On hearing the word asset, the first thing that pops up in our heads could be a car or a house. But what is a financial asset exactly?
Financial assets are also assets that bring you value over time. The difference between a physical asset (e.g., real estate) and a financial asset lies in its intrinsic value.
Real estate has its intrinsic value in the sense that it is tangible and has physical existence on the face of the earth. Financial assets do not have an intrinsic value. They derive their value from a contractual claim. Let’s take an example of a financial asset- Mr. Paul has invested his money in the debentures of a company. He has provided a long-term loan to the company.
The company in turn promises Mr. Paul that they would provide a fixed dividend regardless of the company’s profitability. This is a contract between Mr. Paul and the company which will be materialized in the form of a debenture holding certificate. The certificate has no intrinsic value, but its value is derived from the contract existing between Mr. Paul and the company.
Some examples of financial assets are shares, bonds, debentures, money market instruments like treasury bills, and bills of exchange. These can be easily traded in financial markets.
It can also be said that whenever someone invests in the financial structure (capital and loan) of a business firm, they earn a financial asset.
What are other characteristics through which we can identify a financial asset?
How quickly and easily can something be converted into cash determines its liquidity. Financial assets are highly liquid. They can be traded in financial markets. Money market instruments can be bought and sold in a day itself.
A person can also pledge their financial assets to financial institutions to get their loans sanctioned. Let’s suppose Mr. Hamza Ahmed pledged his equity investment worth 10 lacs with the Bank of India to get a loan of 7 lacs. Of course, there are other documents checked for loan sanctions like the health of the company in which Mr. Hamza Ahmed has his equity investment and his credit score. In the above case, if Mr.

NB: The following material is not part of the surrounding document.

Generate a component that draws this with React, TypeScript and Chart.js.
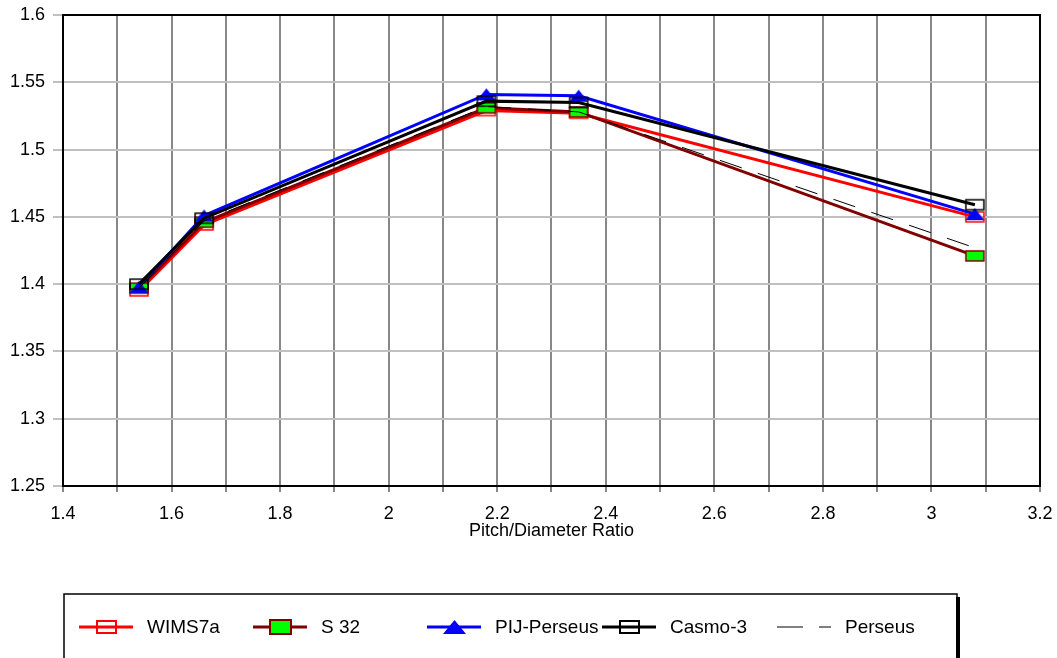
import React, { useEffect, useRef } from 'react';
import { Chart, registerables } from 'chart.js';

Chart.register(...registerables);

// ---- Data ----
const pitchDiameterRatio = [1.54, 1.66, 2.18, 2.35, 3.08];
const wims7a = [1.395, 1.444, 1.529, 1.527, 1.450];
const s32 = [1.397, 1.446, 1.531, 1.528, 1.421];
const pijPerseus = [1.398, 1.451, 1.541, 1.540, 1.452];
const casmo3 = [1.400, 1.449, 1.536, 1.535, 1.459];
const perseus = [1.397, 1.447, 1.532, 1.528, 1.427];
const seriesNames = ['WIMS7a', 'S 32', 'PIJ-Perseus', 'Casmo-3', 'Perseus'];
const xAxisTitle = 'Pitch/Diameter Ratio';
const xMin = 1.4, xMax = 3.2, xStep = 0.1;
const yMin = 1.25, yMax = 1.6, yStep = 0.05;

// ---- Layout (not data) ----
const W = 1057, H = 658;
const legendItemX = [79, 253, 427, 602, 777];
const FONT = 'Arial, "Liberation Sans", sans-serif';

function rectMarker(w: number, h: number, stroke: string, fill: string | null, lw: number) {
  const c = document.createElement('canvas');
  c.width = w + 4; c.height = h + 4;
  const g = c.getContext('2d')!;
  if (fill) { g.fillStyle = fill; g.fillRect(2, 2, w, h); }
  g.strokeStyle = stroke; g.lineWidth = lw; g.strokeRect(2, 2, w, h);
  return c;
}
function triMarker(w: number, h: number, fill: string) {
  const c = document.createElement('canvas');
  c.width = w + 2; c.height = h + 2;
  const g = c.getContext('2d')!;
  g.fillStyle = fill;
  g.beginPath();
  g.moveTo(1, h + 1); g.lineTo(w / 2 + 1, 1); g.lineTo(w + 1, h + 1); g.closePath();
  g.fill();
  return c;
}

export default function App() {
  const ref = useRef<HTMLCanvasElement>(null);
  useEffect(() => {
    const markers = [
      rectMarker(18, 10, '#ff0000', null, 1.5),
      rectMarker(18, 10, '#800000', '#00ff00', 1.5),
      triMarker(19, 12, '#0000ff'),
      rectMarker(18, 10, '#000000', null, 1.5),
      null,
    ];
    const legendMarkers = [
      rectMarker(19, 12, '#ff0000', null, 2),
      rectMarker(21, 14, '#800000', '#00ff00', 2),
      triMarker(23, 14, '#0000ff'),
      rectMarker(19, 12, '#000000', null, 2),
      null,
    ];
    const colors = ['#ff0000', '#800000', '#0000ff', '#000000', '#000000'];
    const widths = [3, 3, 3, 3, 1];
    const dashes: number[][] = [[], [], [], [], [23, 17]];
    const values = [wims7a, s32, pijPerseus, casmo3, perseus];
    const orders = [4, 3, 2, 1, 0];

    const datasets = values.map((vals, i) => ({
      label: seriesNames[i],
      data: vals.map((v, j) => ({ x: pitchDiameterRatio[j], y: v })),
      borderColor: colors[i],
      backgroundColor: colors[i],
      borderWidth: widths[i],
      borderDash: dashes[i],
      pointStyle: (markers[i] || 'circle') as any,
      pointRadius: markers[i] ? 6 : 0,
      pointHoverRadius: markers[i] ? 6 : 0,
      tension: 0,
      order: orders[i],
    }));

    const framePlugin = {
      id: 'frame',
      beforeDatasetsDraw(chart: any) {
        const { ctx, chartArea: a } = chart;
        ctx.save();
        ctx.strokeStyle = '#000';
        ctx.lineWidth = 2;
        ctx.beginPath();
        ctx.moveTo(a.left, a.top);
        ctx.lineTo(a.right, a.top);
        ctx.lineTo(a.right, a.bottom);
        ctx.stroke();
        ctx.restore();
      },
      afterDraw(chart: any) {
        const ctx = chart.ctx;
        ctx.save();
        // legend box
        ctx.fillStyle = '#000';
        ctx.fillRect(956, 597, 4, 70);
        ctx.strokeStyle = '#000';
        ctx.lineWidth = 1.5;
        ctx.strokeRect(64, 594, 893, 80);
        const cy = 627;
        for (let i = 0; i < seriesNames.length; i++) {
          const x0 = legendItemX[i];
          ctx.save();
          ctx.strokeStyle = colors[i];
          ctx.lineWidth = widths[i];
          if (i === 4) {
            ctx.setLineDash([26, 16]);
            ctx.lineWidth = 1;
          }
          ctx.beginPath();
          ctx.moveTo(x0, cy);
          ctx.lineTo(x0 + 54, cy);
          ctx.stroke();
          ctx.restore();
          const m = legendMarkers[i];
          if (m) ctx.drawImage(m, Math.round(x0 + 27 - m.width / 2), Math.round(cy - m.height / 2));
          ctx.fillStyle = '#000';
          ctx.font = '19px ' + FONT;
          ctx.textBaseline = 'middle';
          ctx.textAlign = 'left';
          ctx.fillText(seriesNames[i], x0 + 68, cy + 1);
        }
        ctx.restore();
      },
    };

    const chart = new Chart(ref.current!, {
      type: 'line',
      data: { datasets },
      plugins: [framePlugin],
      options: {
        animation: false,
        responsive: false,
        devicePixelRatio: 1,
        layout: { padding: { left: 0, right: 17, top: 15, bottom: 116 } },
        plugins: { legend: { display: false }, tooltip: { enabled: false } },
        scales: {
          x: {
            type: 'linear',
            min: xMin,
            max: xMax,
            afterFit: (s: any) => { s.height = 56; s.paddingLeft = 0; s.paddingRight = 0; },
            border: { color: '#000', width: 2 },
            grid: { color: '#888888', lineWidth: 2, drawTicks: true, tickLength: 6 },
            ticks: {
              stepSize: xStep,
              autoSkip: false,
              maxRotation: 0,
              padding: 11,
              color: '#000',
              font: { family: FONT, size: 18 },
              callback: (v: any) => {
                const t = Math.round(Number(v) * 10);
                return t % 2 === 0 ? String(t / 10) : '';
              },
            },
            title: {
              display: true,
              text: xAxisTitle,
              color: '#000',
              font: { family: FONT, size: 18 },
              padding: 0,
            },
          },
          y: {
            type: 'linear',
            min: yMin,
            max: yMax,
            afterFit: (s: any) => { s.width = 63; s.paddingTop = 0; s.paddingBottom = 0; },
            border: { color: '#000', width: 2 },
            grid: { color: '#c0c0c0', lineWidth: 2, drawTicks: true, tickLength: 10 },
            ticks: {
              stepSize: yStep,
              autoSkip: false,
              padding: 8,
              color: '#000',
              font: { family: FONT, size: 18 },
              callback: (v: any) => String(Math.round(Number(v) * 100) / 100),
            },
          },
        },
      },
    });
    return () => chart.destroy();
  }, []);

  return (
    <div style={{ position: 'fixed', left: 0, top: 0, width: W, height: H, background: '#fff' }}>
      <canvas ref={ref} width={W} height={H} style={{ width: W, height: H, display: 'block' }} />
    </div>
  );
}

Hamza turns insolvent, then the Bank of India shall become the owner of the pledged asset (equity shares).
Financial assets can either be short, medium, or long-term based on the financial instrument held by them. Treasury bills, being a money market instrument has a maximum maturity period of 364 days. One can hold a debenture for 6 months or invest in government bonds for a tenure of 10 years.
Financial assets can be easily transferred from one person to another without many formalities.